I will start by admitting that I’ve not always praised dead, fallen leaves ‘littering’ our lawn. I invested (heavily) in a wide range of tools, especially gas-powered, as well as yard crews, so that each Fall we could rid our little ecosystem of unsightly disorder of dead organic material on top of our lawn. Then each Spring I invested (heavily) in chemical supplements to stop weeds from emerging and to grow a gap-free, green lawn. Then each Summer I invested (heavily) in a wide range of tools, especially gas-powered, as well as yard crews, to mow, edge, trim, and otherwise cut back much of the lawn that I had invested (heavily) in to grow. All so that my yard looked like what was (is) expected of a responsible homeowner.

Then I came to realize that I was investing (heavily) in severely damaging our little ecosystem. Ironically, to achieve a ‘look’ that I didn’t and don’t really like.

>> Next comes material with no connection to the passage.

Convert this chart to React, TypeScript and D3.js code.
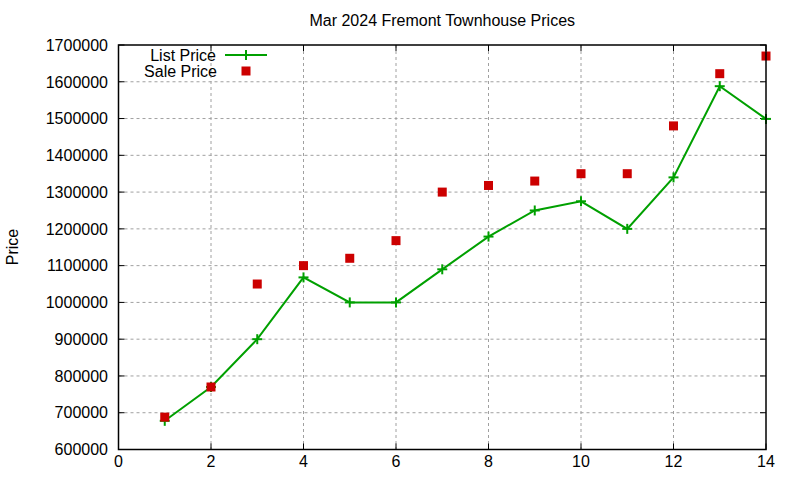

As I’ve written here, the outdoors, in all its orderly disorder and natural cycles, is my preferred haven. Not manicured human creations. Creations of conceit that we can do a better job than Mother Nature.

The pivotal point in my thinking was when we decided to apply for our local Audubon chapter’s backyard wildlife sanctuary certificate. At that time, it was the Atlanta Chapter and is now the Georgia Chapter Wildlife Sanctuary Program –  

Achieving this certification was an outgrowth of our love of nature and wildlife. We wanted to look out our windows or walk across the yard and experience a piece of the ‘wild’ without having to travel to someplace else. Imagine how soul stabbing it was to learn, as we researched what we needed to do to meet the criteria, just how far we were from being a sanctuary. We quickly came to understand just how much we were doing, to gain our neighbor’s acceptance that we were responsible lawn keepers and keepers of property values, that was in fact combatting nature’s best laid plans to sustain biodiversity in our own backyard. We were devaluing our yard as a home to a diversity of life, starting with the ground-level foundation to the food web on which all ecosystems depend, including the ones we co-inhabit. We were ridding our lawn of ‘litter’ along with the diverse plethora of organisms, including worms, snails, spiders, and microscopic decomposers like fungi and bacteria on which the food-web is built to sustain the pollinators, birds, and small mammals that we wanted to provide sanctuary.

I will not attempt to write a paper on why ‘leaf litter’ is essential to the food-web and therefore biodiversity. A simple search will return thousands of papers, reports, and opinion pieces providing the science and enumerating the environmental services.

What I do want to say is that by ‘re-wilding’ our yard, our investment outlays in mainstream acceptable, responsible lawncare, as defined by cultural norms, has dropped to near zero. We still work ourselves or pay our yard crew to gather and move leaves for infrastructure, and yes aesthetic reasons. Re-wilding to a Georgia Peidmont habitat does not mean unplanned or totally unkept. Fighting back invasive interlopers is a constant battle. It has been worth it. Our investments in natural processes to sustain as close as possible the regional ecosystem that preceded urbanization have increased and are positive return-on-investment. They are paying dividends that enrich our wellbeing, and our souls.

We now feel we are better stewards of our little ecosystem. The returning pollinators and our growing eBird yard checklist (87 species to date) are testimony to being on a better trajectory. As a bonus our yard is pretty in a literal life-like way the Creator intends.